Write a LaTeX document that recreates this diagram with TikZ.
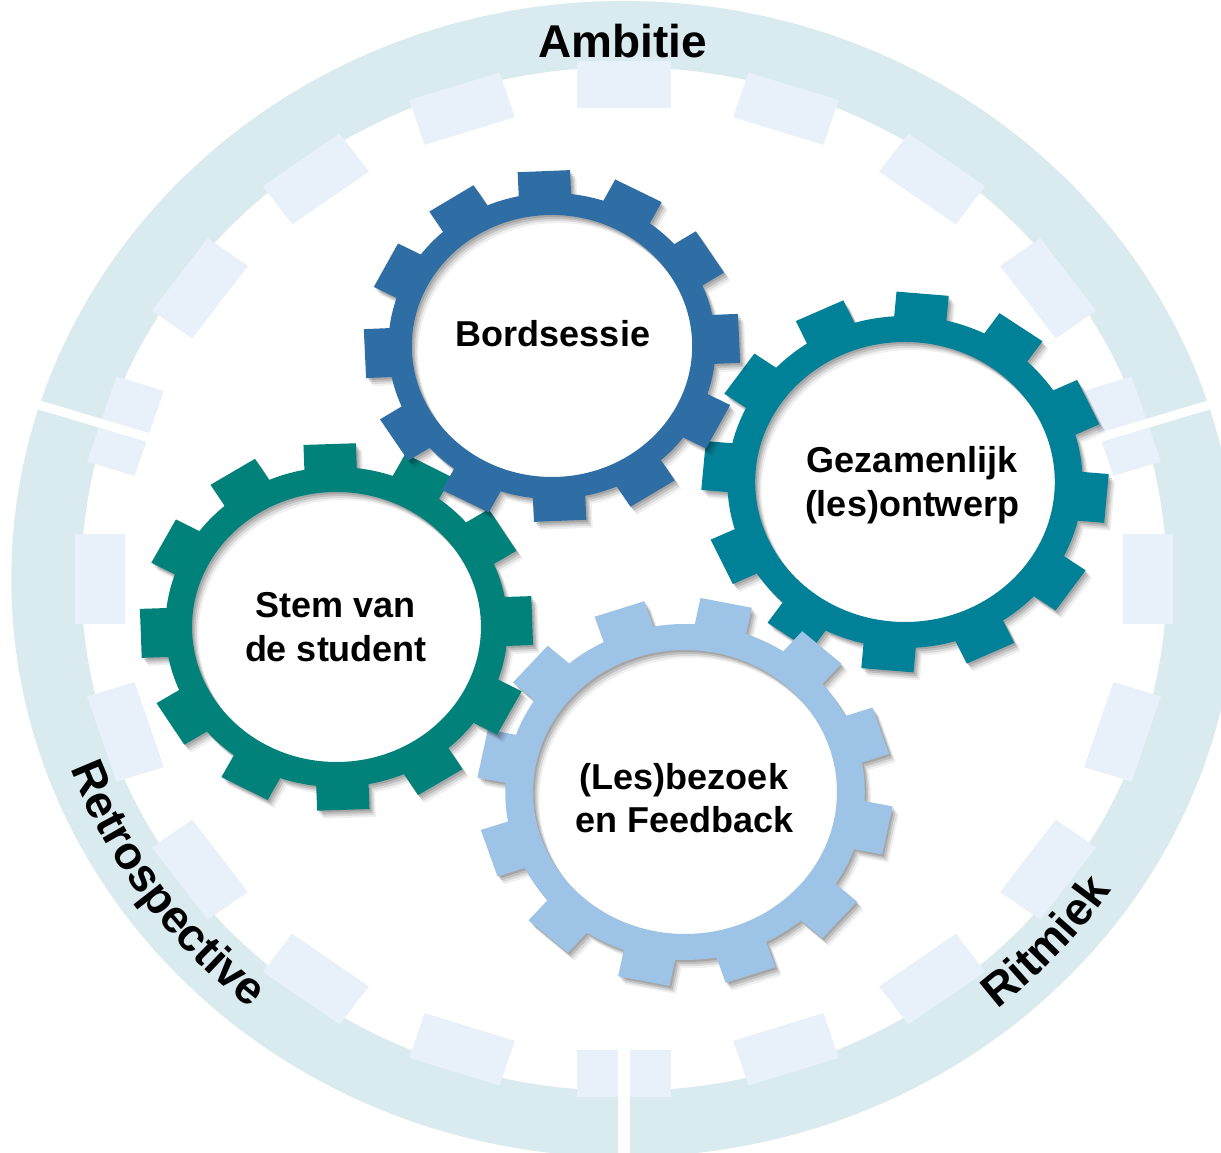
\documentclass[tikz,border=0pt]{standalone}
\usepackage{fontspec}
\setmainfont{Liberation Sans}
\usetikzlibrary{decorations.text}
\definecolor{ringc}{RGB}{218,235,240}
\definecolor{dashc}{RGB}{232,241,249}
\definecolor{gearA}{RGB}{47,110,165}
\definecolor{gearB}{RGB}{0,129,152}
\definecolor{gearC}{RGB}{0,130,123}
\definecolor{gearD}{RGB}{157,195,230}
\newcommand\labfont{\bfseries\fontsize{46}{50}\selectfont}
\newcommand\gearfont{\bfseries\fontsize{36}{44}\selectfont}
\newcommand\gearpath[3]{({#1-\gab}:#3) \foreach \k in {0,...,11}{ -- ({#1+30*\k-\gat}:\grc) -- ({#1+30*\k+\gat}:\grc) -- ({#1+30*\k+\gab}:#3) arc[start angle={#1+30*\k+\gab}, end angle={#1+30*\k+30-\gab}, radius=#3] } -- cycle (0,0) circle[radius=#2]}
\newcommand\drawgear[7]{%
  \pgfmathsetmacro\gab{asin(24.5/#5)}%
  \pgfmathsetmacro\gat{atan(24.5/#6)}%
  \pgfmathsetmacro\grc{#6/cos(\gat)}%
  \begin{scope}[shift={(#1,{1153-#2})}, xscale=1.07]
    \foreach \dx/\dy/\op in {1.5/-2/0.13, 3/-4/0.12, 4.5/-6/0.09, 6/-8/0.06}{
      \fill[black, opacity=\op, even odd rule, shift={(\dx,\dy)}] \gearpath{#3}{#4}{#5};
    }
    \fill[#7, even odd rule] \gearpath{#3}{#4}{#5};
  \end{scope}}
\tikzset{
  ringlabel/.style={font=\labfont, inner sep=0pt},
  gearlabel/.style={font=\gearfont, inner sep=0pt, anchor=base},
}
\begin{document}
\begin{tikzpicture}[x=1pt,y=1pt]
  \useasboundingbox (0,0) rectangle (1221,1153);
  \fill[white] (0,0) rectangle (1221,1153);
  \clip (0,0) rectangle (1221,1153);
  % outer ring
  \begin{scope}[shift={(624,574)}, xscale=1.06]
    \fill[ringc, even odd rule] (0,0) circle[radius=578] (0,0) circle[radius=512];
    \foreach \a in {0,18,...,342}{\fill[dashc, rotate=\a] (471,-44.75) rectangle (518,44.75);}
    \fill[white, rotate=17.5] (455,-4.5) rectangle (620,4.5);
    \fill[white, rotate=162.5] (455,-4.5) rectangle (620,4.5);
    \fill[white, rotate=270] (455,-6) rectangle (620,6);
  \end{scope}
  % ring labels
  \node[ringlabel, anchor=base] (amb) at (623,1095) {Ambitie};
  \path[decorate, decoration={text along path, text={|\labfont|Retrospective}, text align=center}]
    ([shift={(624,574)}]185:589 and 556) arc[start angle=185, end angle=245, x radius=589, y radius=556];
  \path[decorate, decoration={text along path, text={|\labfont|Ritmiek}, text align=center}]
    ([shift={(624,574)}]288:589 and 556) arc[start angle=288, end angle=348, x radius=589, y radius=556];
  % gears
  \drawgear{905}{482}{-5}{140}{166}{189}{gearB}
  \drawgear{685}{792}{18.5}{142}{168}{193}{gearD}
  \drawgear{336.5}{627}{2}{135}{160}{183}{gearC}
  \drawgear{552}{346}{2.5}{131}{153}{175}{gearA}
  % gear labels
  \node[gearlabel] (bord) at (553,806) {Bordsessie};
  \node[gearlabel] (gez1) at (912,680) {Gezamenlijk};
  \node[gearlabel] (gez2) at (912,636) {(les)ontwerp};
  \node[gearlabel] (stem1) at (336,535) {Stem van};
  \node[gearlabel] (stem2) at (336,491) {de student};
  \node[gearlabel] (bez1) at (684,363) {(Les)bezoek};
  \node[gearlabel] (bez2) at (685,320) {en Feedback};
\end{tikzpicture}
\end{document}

· · · · · · ·

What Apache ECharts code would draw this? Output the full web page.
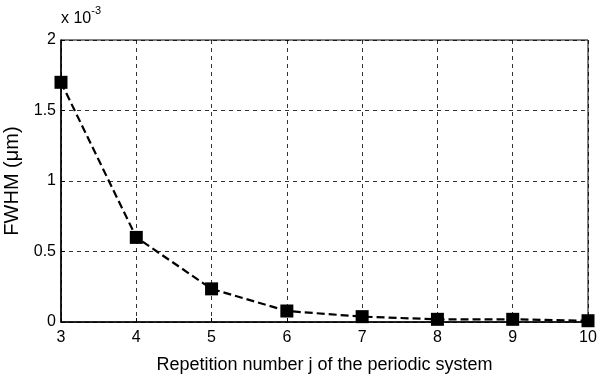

· · · · · · ·

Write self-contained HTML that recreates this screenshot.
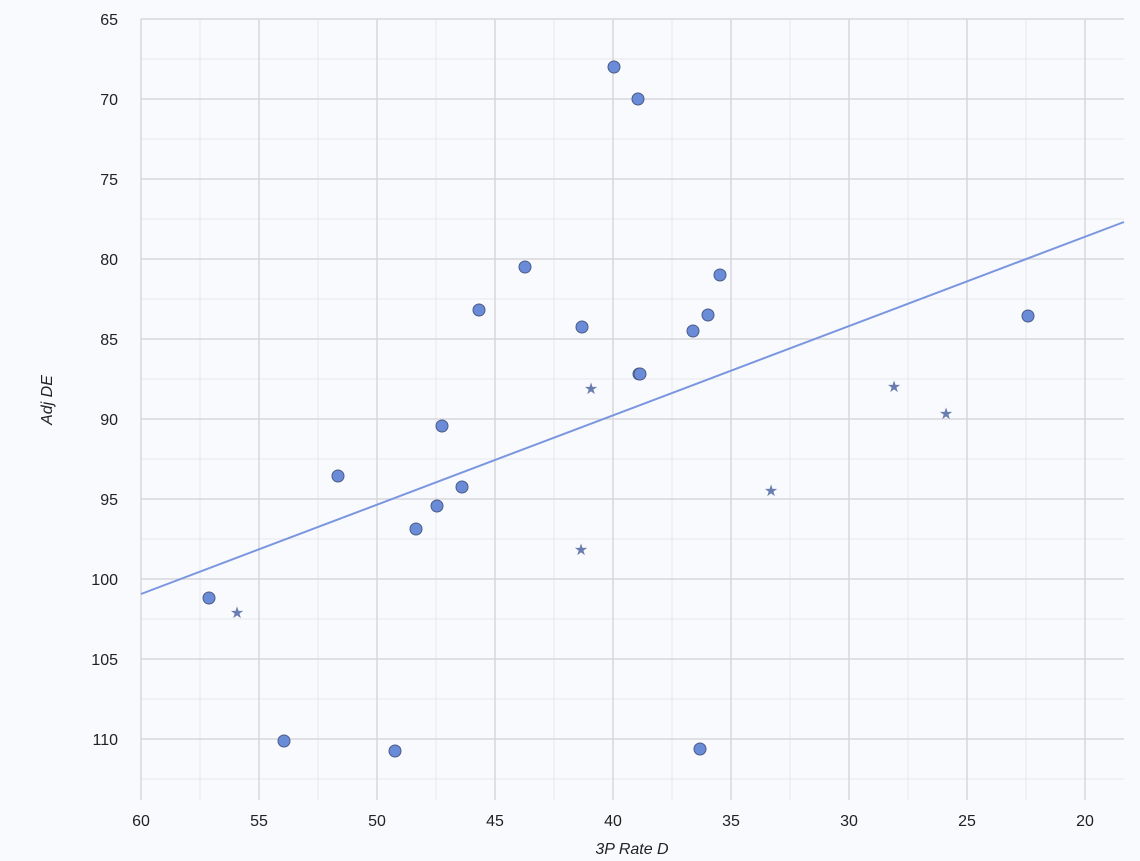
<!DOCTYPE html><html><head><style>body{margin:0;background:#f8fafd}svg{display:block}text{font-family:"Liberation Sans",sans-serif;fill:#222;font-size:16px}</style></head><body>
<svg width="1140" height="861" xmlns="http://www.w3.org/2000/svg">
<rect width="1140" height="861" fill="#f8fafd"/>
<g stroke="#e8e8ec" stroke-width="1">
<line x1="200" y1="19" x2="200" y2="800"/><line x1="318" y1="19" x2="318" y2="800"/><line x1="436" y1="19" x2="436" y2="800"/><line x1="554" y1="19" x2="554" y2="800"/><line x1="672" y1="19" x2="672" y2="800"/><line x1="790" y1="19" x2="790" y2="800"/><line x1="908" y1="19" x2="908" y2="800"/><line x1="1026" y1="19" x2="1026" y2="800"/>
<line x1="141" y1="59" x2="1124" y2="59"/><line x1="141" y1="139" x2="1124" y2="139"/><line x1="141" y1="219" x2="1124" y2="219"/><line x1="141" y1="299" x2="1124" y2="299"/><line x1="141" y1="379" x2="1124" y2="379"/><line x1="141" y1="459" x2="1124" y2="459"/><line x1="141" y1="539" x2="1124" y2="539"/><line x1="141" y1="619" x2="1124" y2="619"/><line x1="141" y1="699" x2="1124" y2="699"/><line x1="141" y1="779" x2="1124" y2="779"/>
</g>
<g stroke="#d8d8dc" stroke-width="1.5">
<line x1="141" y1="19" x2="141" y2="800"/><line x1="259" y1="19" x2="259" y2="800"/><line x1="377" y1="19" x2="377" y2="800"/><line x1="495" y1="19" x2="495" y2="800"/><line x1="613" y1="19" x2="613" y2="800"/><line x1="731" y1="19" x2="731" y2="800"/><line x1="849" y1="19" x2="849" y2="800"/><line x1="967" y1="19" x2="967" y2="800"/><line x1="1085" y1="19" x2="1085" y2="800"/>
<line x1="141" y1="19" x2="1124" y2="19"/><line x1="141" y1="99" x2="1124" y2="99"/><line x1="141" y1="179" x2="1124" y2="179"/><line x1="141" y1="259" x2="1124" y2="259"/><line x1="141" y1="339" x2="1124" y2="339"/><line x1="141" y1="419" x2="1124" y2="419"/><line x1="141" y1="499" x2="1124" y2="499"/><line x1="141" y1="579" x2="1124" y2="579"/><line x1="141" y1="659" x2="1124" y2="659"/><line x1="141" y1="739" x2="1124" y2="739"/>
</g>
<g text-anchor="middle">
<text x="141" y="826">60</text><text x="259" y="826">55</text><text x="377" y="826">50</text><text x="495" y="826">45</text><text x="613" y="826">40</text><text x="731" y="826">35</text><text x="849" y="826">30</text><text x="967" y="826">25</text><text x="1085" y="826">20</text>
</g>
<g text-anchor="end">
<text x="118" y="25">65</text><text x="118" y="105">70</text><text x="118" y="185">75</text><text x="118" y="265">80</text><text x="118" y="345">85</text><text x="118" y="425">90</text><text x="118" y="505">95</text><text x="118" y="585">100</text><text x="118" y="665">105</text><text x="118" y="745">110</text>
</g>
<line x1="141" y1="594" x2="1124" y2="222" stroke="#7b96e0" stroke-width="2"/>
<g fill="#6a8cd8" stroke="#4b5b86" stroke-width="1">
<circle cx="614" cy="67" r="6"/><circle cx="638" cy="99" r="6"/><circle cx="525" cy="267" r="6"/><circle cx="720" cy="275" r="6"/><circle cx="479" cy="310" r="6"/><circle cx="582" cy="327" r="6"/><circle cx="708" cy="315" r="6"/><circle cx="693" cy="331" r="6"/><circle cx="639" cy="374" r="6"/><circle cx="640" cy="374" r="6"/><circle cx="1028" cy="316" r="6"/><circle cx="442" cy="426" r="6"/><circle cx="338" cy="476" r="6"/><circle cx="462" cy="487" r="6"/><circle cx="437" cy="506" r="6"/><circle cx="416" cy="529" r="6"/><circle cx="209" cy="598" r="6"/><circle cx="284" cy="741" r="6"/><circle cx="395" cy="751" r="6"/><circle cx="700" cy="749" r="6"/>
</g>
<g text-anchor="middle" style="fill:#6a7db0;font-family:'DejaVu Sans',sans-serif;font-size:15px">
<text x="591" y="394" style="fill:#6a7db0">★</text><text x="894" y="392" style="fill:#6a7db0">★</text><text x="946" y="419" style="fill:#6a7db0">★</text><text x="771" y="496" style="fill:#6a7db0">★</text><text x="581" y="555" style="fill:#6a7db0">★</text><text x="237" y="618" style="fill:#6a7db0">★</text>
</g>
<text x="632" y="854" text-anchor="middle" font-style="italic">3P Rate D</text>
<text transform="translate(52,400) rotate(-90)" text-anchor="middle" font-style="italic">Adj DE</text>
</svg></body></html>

· · · · · · ·

Problem to solve:
Read the entries and show each line that mentions "recreates".

Answer to this exercise:
Write a LaTeX document that recreates this diagram with TikZ.
Write self-contained HTML that recreates this screenshot.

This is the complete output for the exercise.